A plot summary is impossible. The book jumps, glides and soars in a million directions, but each one makes for its own beautiful trip into insanity. The book brought back memories of Into the Mouth of Madness. If that movie had a love child with American Horror Story, they would create this book. Yet this love child more than exceeds any accomplishment of its predecessors.
A trip through Factory Town is a trip into a mind that is rotting away. I have never read a book that contained so many twisted phrases and images, just randomly thrown together and seemingly out of place. The images of depravity that fill this book make the reader cringe, yet marvel at the genius that is Bassoff. This is the author that will take writing into the future. The book is that great.
The fact that I adored this book gives me chills, as I don’t quite like what that may hint about myself. The fact that I loved reading this book makes me feel sick to stomach. The fact that I loved this book makes me another member of the ever-growing legion of readers that hold our breaths awaiting a glimpse into the main of Bassoff and welcome every macabre word that emanates from his mind. I can’t find the words to say how much this book took hold of me. This book will blow your mind. Enjoy…
This has been a year in which I have read some very high quality books. I want to share a few in the upcoming days that really floored me. In no particular order…
Lamentation by Joe Clifford:
Joe Clifford has always been an author that had a way of allowing the reader to connect with his characters, see events through their eyes and understand what drove them to do the things they did. But in his new book, he takes this experience to a whole new level.

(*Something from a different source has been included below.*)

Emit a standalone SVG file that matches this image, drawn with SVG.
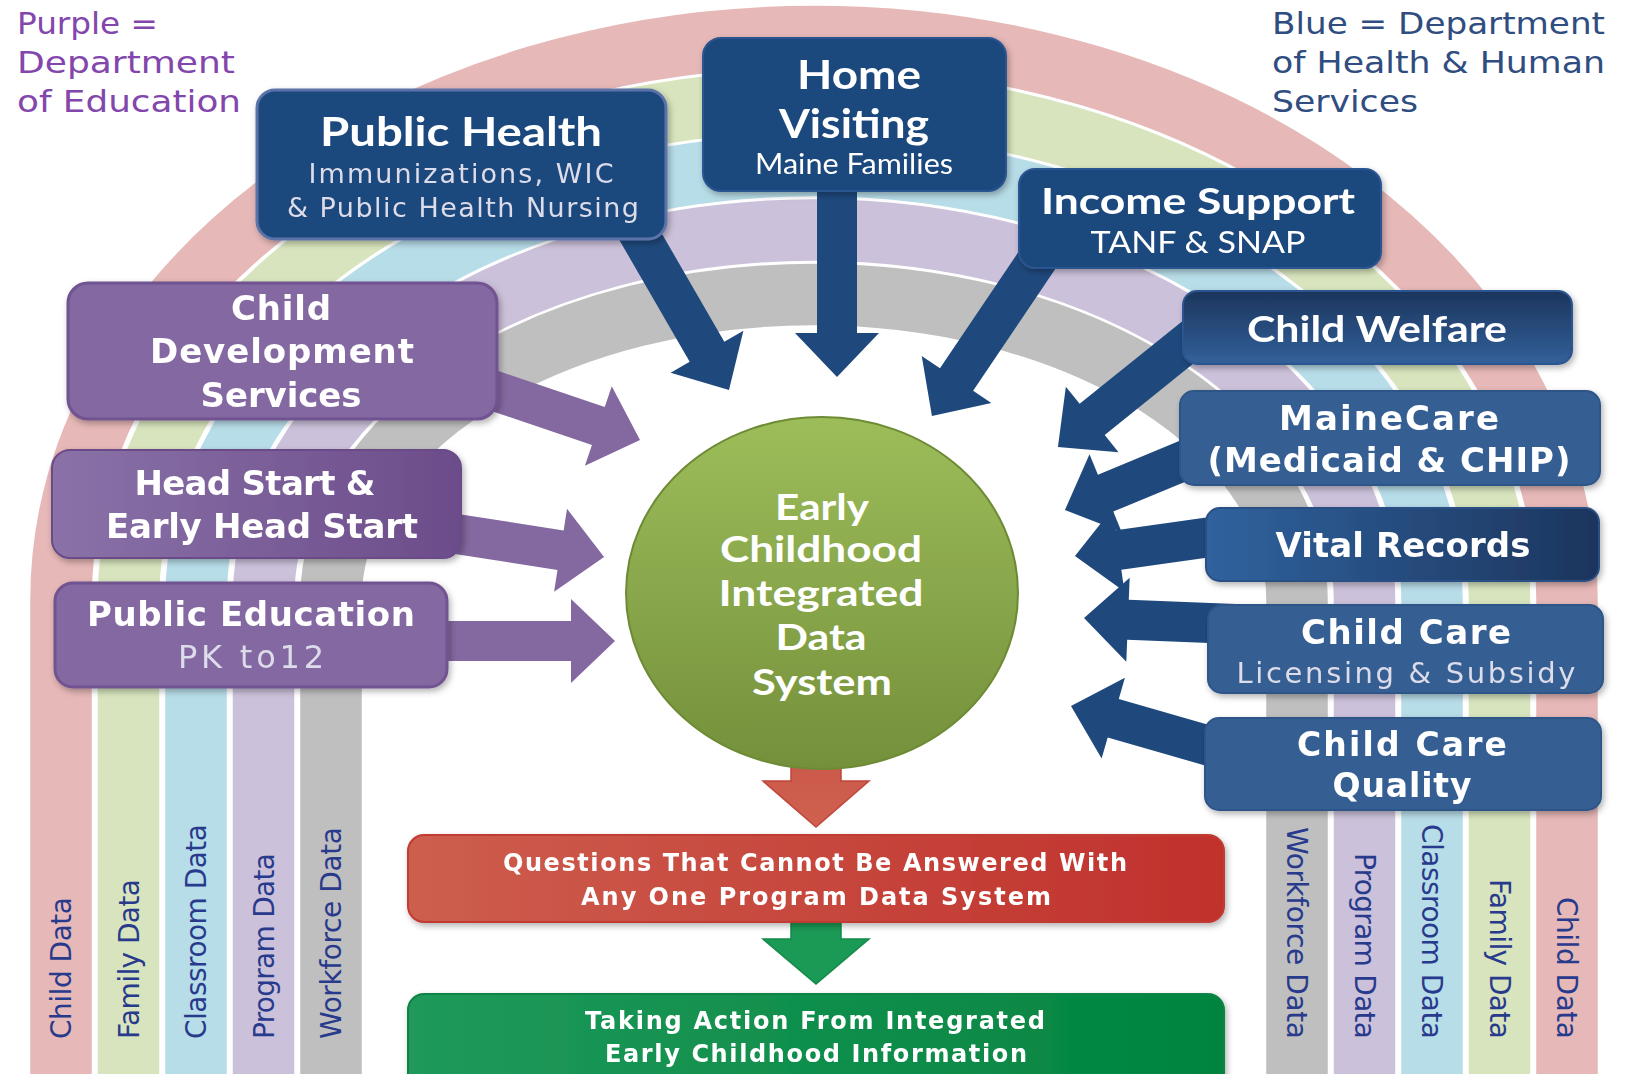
<svg xmlns="http://www.w3.org/2000/svg" width="1632" height="1074" viewBox="0 0 1632 1074">
<defs>
<style>
.band{fill:none;stroke-width:61.5}
.lbl{font-family:"DejaVu Sans",sans-serif;font-size:28px;fill:#283a8c}
.leg{font-family:"DejaVu Sans",sans-serif;font-size:30px}
.cg{font-family:"DejaVu Sans",sans-serif;font-weight:bold;fill:#fff;text-anchor:middle}
.cgr{font-family:"DejaVu Sans",sans-serif;fill:#dcdcea;text-anchor:middle}
.cal{font-family:Lato,"Open Sans",sans-serif;font-weight:bold;fill:#fff;text-anchor:middle}
.calr{font-family:Lato,"Open Sans",sans-serif;fill:#fff;text-anchor:middle}
.ab{fill:#1f497d}
.ap{fill:#8468a0}
.bx{filter:url(#sh)}
</style>
<filter id="sh" x="-10%" y="-10%" width="120%" height="130%"><feDropShadow dx="2" dy="3" stdDeviation="3" flood-color="#000" flood-opacity="0.3"/></filter>
<linearGradient id="gCW" x1="0" y1="0" x2="0" y2="1"><stop offset="0" stop-color="#1c355c"/><stop offset="1" stop-color="#32609a"/></linearGradient>
<linearGradient id="gVR" x1="0" y1="0" x2="1" y2="0"><stop offset="0" stop-color="#30629e"/><stop offset="1" stop-color="#1c355d"/></linearGradient>
<linearGradient id="gHS" x1="0" y1="0" x2="1" y2="0"><stop offset="0" stop-color="#8a72a8"/><stop offset="1" stop-color="#6c4c8a"/></linearGradient>
<linearGradient id="gEl" x1="0" y1="0" x2="0" y2="1"><stop offset="0" stop-color="#9dbd5a"/><stop offset="1" stop-color="#74903b"/></linearGradient>
<linearGradient id="gRed" x1="0" y1="0" x2="1" y2="0"><stop offset="0" stop-color="#cd5e4e"/><stop offset="1" stop-color="#c0302c"/></linearGradient>
<linearGradient id="gGr" x1="0" y1="0" x2="1" y2="0"><stop offset="0" stop-color="#20995a"/><stop offset="1" stop-color="#00843e"/></linearGradient>
<linearGradient id="gRA" x1="0" y1="0" x2="0" y2="1"><stop offset="0" stop-color="#c9574a"/><stop offset="1" stop-color="#d0604f"/></linearGradient>
</defs>
<rect width="1632" height="1074" fill="#fff"/>

<g id="rainbow">
<path class="band" stroke="#e6b8b7" d="M61 1090V600A753 563.5 0 0 1 1567 600V1090"/>
<path class="band" stroke="#d7e4bd" d="M128.5 1090V600A685.5 499 0 0 1 1499.5 600V1090"/>
<path class="band" stroke="#b7dde8" d="M196 1090V600A618 434.5 0 0 1 1432 600V1090"/>
<path class="band" stroke="#ccc1da" d="M263.5 1090V600A550.5 370 0 0 1 1364.5 600V1090"/>
<path class="band" stroke="#bfbfbf" d="M331 1090V600A483 305.5 0 0 1 1297 600V1090"/>
</g>

<g id="band-labels">
<text class="lbl" transform="translate(71,1039) rotate(-90)" textLength="142">Child Data</text>
<text class="lbl" transform="translate(138.5,1039) rotate(-90)" textLength="160">Family Data</text>
<text class="lbl" transform="translate(206,1039) rotate(-90)" textLength="215">Classroom Data</text>
<text class="lbl" transform="translate(273.5,1039) rotate(-90)" textLength="186">Program Data</text>
<text class="lbl" transform="translate(341,1039) rotate(-90)" textLength="212">Workforce Data</text>
<text class="lbl" text-anchor="end" transform="translate(1287,1039) rotate(90)" textLength="212">Workforce Data</text>
<text class="lbl" text-anchor="end" transform="translate(1354.5,1039) rotate(90)" textLength="186">Program Data</text>
<text class="lbl" text-anchor="end" transform="translate(1422,1039) rotate(90)" textLength="215">Classroom Data</text>
<text class="lbl" text-anchor="end" transform="translate(1489.5,1039) rotate(90)" textLength="160">Family Data</text>
<text class="lbl" text-anchor="end" transform="translate(1557,1039) rotate(90)" textLength="142">Child Data</text>
</g>

<g id="legend">
<text class="leg" fill="#8246ac" x="17" y="34" textLength="141" lengthAdjust="spacingAndGlyphs">Purple =</text>
<text class="leg" fill="#8246ac" x="17" y="73" textLength="218" lengthAdjust="spacingAndGlyphs">Department</text>
<text class="leg" fill="#8246ac" x="17" y="112" textLength="224" lengthAdjust="spacingAndGlyphs">of Education</text>
<text class="leg" fill="#2f4d80" x="1272" y="34" textLength="333" lengthAdjust="spacingAndGlyphs">Blue = Department</text>
<text class="leg" fill="#2f4d80" x="1272" y="73" textLength="333" lengthAdjust="spacingAndGlyphs">of Health &amp; Human</text>
<text class="leg" fill="#2f4d80" x="1272" y="112" textLength="146" lengthAdjust="spacingAndGlyphs">Services</text>
</g>

<g id="connectors">
<polygon class="ab" transform="translate(628,215) rotate(60)" points="0,-20 158,-20 158,-42 202,0 158,42 158,20 0,20"/>
<polygon class="ab" transform="translate(837,170) rotate(90)" points="0,-20 163,-20 163,-42 207,0 163,42 163,20 0,20"/>
<polygon class="ab" transform="translate(1052,238) rotate(124)" points="0,-20 170.7,-20 170.7,-42 214.7,0 170.7,42 170.7,20 0,20"/>
<polygon class="ab" transform="translate(1202,331) rotate(141.15)" points="0,-20 141,-20 141,-42 185,0 141,42 141,20 0,20"/>
<polygon class="ab" transform="translate(1200,454) rotate(157.5)" points="0,-20 102.2,-20 102.2,-42 146.2,0 102.2,42 102.2,20 0,20"/>
<polygon class="ab" transform="translate(1225,535) rotate(172)" points="0,-20 107.5,-20 107.5,-42 151.5,0 107.5,42 107.5,20 0,20"/>
<polygon class="ab" transform="translate(1235,624) rotate(182.3)" points="0,-20 107.1,-20 107.1,-42 151.1,0 107.1,42 107.1,20 0,20"/>
<polygon class="ab" transform="translate(1220,749) rotate(196.1)" points="0,-20 111.1,-20 111.1,-42 155.1,0 111.1,42 111.1,20 0,20"/>
<polygon class="ap" transform="translate(480,386) rotate(18.65)" points="0,-20 124.9,-20 124.9,-42 168.9,0 124.9,42 124.9,20 0,20"/>
<polygon class="ap" transform="translate(450,533) rotate(8.86)" points="0,-20 111.9,-20 111.9,-42 155.9,0 111.9,42 111.9,20 0,20"/>
<polygon class="ap" transform="translate(435,641)" points="0,-20 136,-20 136,-42 180,0 136,42 136,20 0,20"/>
<polygon fill="url(#gRA)" stroke="#c0453a" stroke-width="1.5" points="791,740 841,740 841,781 869,781 816,827 763,781 791,781"/>
<polygon fill="#1b9a55" stroke="#138a48" stroke-width="1.5" points="791,915 841,915 841,939 869,939 816,984 763,939 791,939"/>
</g>

<g id="public-health" class="bx">
<rect x="257" y="90" width="409" height="149" rx="18" fill="#1f497d" stroke="#5b73a9" stroke-width="3"/>
<text class="cal" x="461" y="146" font-size="40" textLength="282" lengthAdjust="spacingAndGlyphs">Public Health</text>
<text class="cgr" x="461" y="183" font-size="27" textLength="305">Immunizations,  WIC</text>
<text class="cgr" x="463" y="217" font-size="27" textLength="352">&amp; Public Health Nursing</text>
</g>
<g id="home-visiting" class="bx">
<rect x="703" y="38" width="303" height="153" rx="18" fill="#1f497d" stroke="#2c5590" stroke-width="2"/>
<text class="cal" x="859" y="89" font-size="40" textLength="124" lengthAdjust="spacingAndGlyphs">Home</text>
<text class="cal" x="854" y="138" font-size="40" textLength="150" lengthAdjust="spacingAndGlyphs">Visiting</text>
<text class="calr" x="854" y="174" font-size="28" textLength="198" lengthAdjust="spacingAndGlyphs">Maine Families</text>
</g>
<g id="income-support" class="bx">
<rect x="1019" y="169" width="362" height="99" rx="16" fill="#1f497d" stroke="#2c5590" stroke-width="2"/>
<text class="cal" x="1198" y="214" font-size="36" textLength="314" lengthAdjust="spacingAndGlyphs">Income Support</text>
<text class="calr" x="1198" y="253" font-size="30" textLength="215" lengthAdjust="spacingAndGlyphs">TANF &amp; SNAP</text>
</g>
<g id="child-welfare" class="bx">
<rect x="1183" y="291" width="389" height="73" rx="14" fill="url(#gCW)" stroke="#2c5590" stroke-width="2"/>
<text class="cal" x="1377" y="342" font-size="36" textLength="260" lengthAdjust="spacingAndGlyphs">Child Welfare</text>
</g>
<g id="mainecare" class="bx">
<rect x="1180" y="391" width="420" height="94" rx="14" fill="#365f92" stroke="#2f5588" stroke-width="2"/>
<text class="cg" x="1389" y="430" font-size="34" textLength="220">MaineCare</text>
<text class="cg" x="1389" y="472" font-size="34" textLength="363">(Medicaid &amp; CHIP)</text>
</g>
<g id="vital-records" class="bx">
<rect x="1206" y="508" width="393" height="73" rx="14" fill="url(#gVR)" stroke="#2a4f84" stroke-width="2"/>
<text class="cg" x="1403" y="557" font-size="34" textLength="255">Vital Records</text>
</g>
<g id="child-care-licensing" class="bx">
<rect x="1208" y="605" width="395" height="88" rx="14" fill="#365f92" stroke="#2f5588" stroke-width="2"/>
<text class="cg" x="1406" y="644" font-size="34" textLength="210">Child Care</text>
<text class="cgr" x="1406" y="683" font-size="29" textLength="339">Licensing &amp; Subsidy</text>
</g>
<g id="child-care-quality" class="bx">
<rect x="1205" y="718" width="396" height="92" rx="14" fill="#365f92" stroke="#2f5588" stroke-width="2"/>
<text class="cg" x="1402" y="756" font-size="33" textLength="210">Child Care</text>
<text class="cg" x="1402" y="797" font-size="33" textLength="139">Quality</text>
</g>
<g id="child-development-services" class="bx">
<rect x="68" y="283" width="429" height="136" rx="20" fill="#8468a2" stroke="#6f5290" stroke-width="3"/>
<text class="cg" x="281" y="320" font-size="34" textLength="100">Child</text>
<text class="cg" x="282" y="363" font-size="34" textLength="264">Development</text>
<text class="cg" x="281" y="407" font-size="34" textLength="161">Services</text>
</g>
<g id="head-start" class="bx">
<rect x="52" y="450" width="409" height="108" rx="18" fill="url(#gHS)" stroke="#6a4c88" stroke-width="2"/>
<text class="cg" x="255" y="495" font-size="34" textLength="241">Head Start &amp;</text>
<text class="cg" x="262" y="538" font-size="34" textLength="312">Early Head Start</text>
</g>
<g id="public-education" class="bx">
<rect x="55" y="583" width="392" height="104" rx="18" fill="#8468a2" stroke="#6f5290" stroke-width="3"/>
<text class="cg" x="251" y="626" font-size="34" textLength="328">Public Education</text>
<text class="cgr" x="251" y="668" font-size="32" textLength="146">PK to12</text>
</g>

<g id="ecids">
<ellipse cx="822" cy="593" rx="196" ry="176" fill="url(#gEl)" stroke="#6d8a34" stroke-width="2"/>
<text class="cal" x="822" y="520" font-size="36" textLength="94" lengthAdjust="spacingAndGlyphs">Early</text>
<text class="cal" x="821" y="562" font-size="36" textLength="202" lengthAdjust="spacingAndGlyphs">Childhood</text>
<text class="cal" x="821" y="606" font-size="36" textLength="205" lengthAdjust="spacingAndGlyphs">Integrated</text>
<text class="cal" x="821" y="650" font-size="36" textLength="91" lengthAdjust="spacingAndGlyphs">Data</text>
<text class="cal" x="822" y="695" font-size="36" textLength="140" lengthAdjust="spacingAndGlyphs">System</text>
</g>

<g id="questions" class="bx">
<rect x="408" y="835" width="816" height="87" rx="16" fill="url(#gRed)" stroke="#c23a30" stroke-width="2"/>
<text class="cg" x="815" y="871" font-size="24" textLength="624">Questions That Cannot Be Answered With</text>
<text class="cg" x="816" y="905" font-size="24" textLength="470">Any One Program Data System</text>
</g>
<g id="taking-action" class="bx">
<rect x="408" y="994" width="816" height="100" rx="16" fill="url(#gGr)" stroke="#0a8445" stroke-width="2"/>
<text class="cg" x="815" y="1029" font-size="24" textLength="460">Taking Action From Integrated</text>
<text class="cg" x="816" y="1062" font-size="24" textLength="422">Early Childhood Information</text>
</g>
</svg>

The aspect of Joe Clifford’s new book, Lamentation, I enjoyed the most is the manner in which he explores the innate emotions we experience as we grow older and grow more or less connected to our family circle. This book does an excellent job probing what it means to be family, how people experience and deal with the conflict of feeling responsible for the failings of family members, yet try to pull away and separate ourselves from the heartache that comes from watching a family member spiral into a self-destructive lifestyle. The main character also struggles to come to terms with becoming a full time parent and what that means, both time spent with your child and also the responsibility that brings. He struggles with the burden of living up to the expectations that come with having had parental role models who set the bar high and his uncertainty of being able to achieve that standard, a battle he rages not only for his son, but for the legacy that he hopes to carry on from his own parents.
Clifford ‘s writing allows the reader to connect with his character because most people fight the same battles as his characters, albeit perhaps in a different station in their lives. Good writers allow you to understand characters, but great writers allow you to be the character and that is what happens as you read this fine piece of writing. The story is engaging and excellent on many levels. I think this book will bring a whole new range of readers to Clifford’s works and it is well deserved. This novel shows that Clifford is only getting better in his ability to craft a story that is engaging for its plot but also multilayered in its character development.
I loved this book and could not give it a stronger recommendation!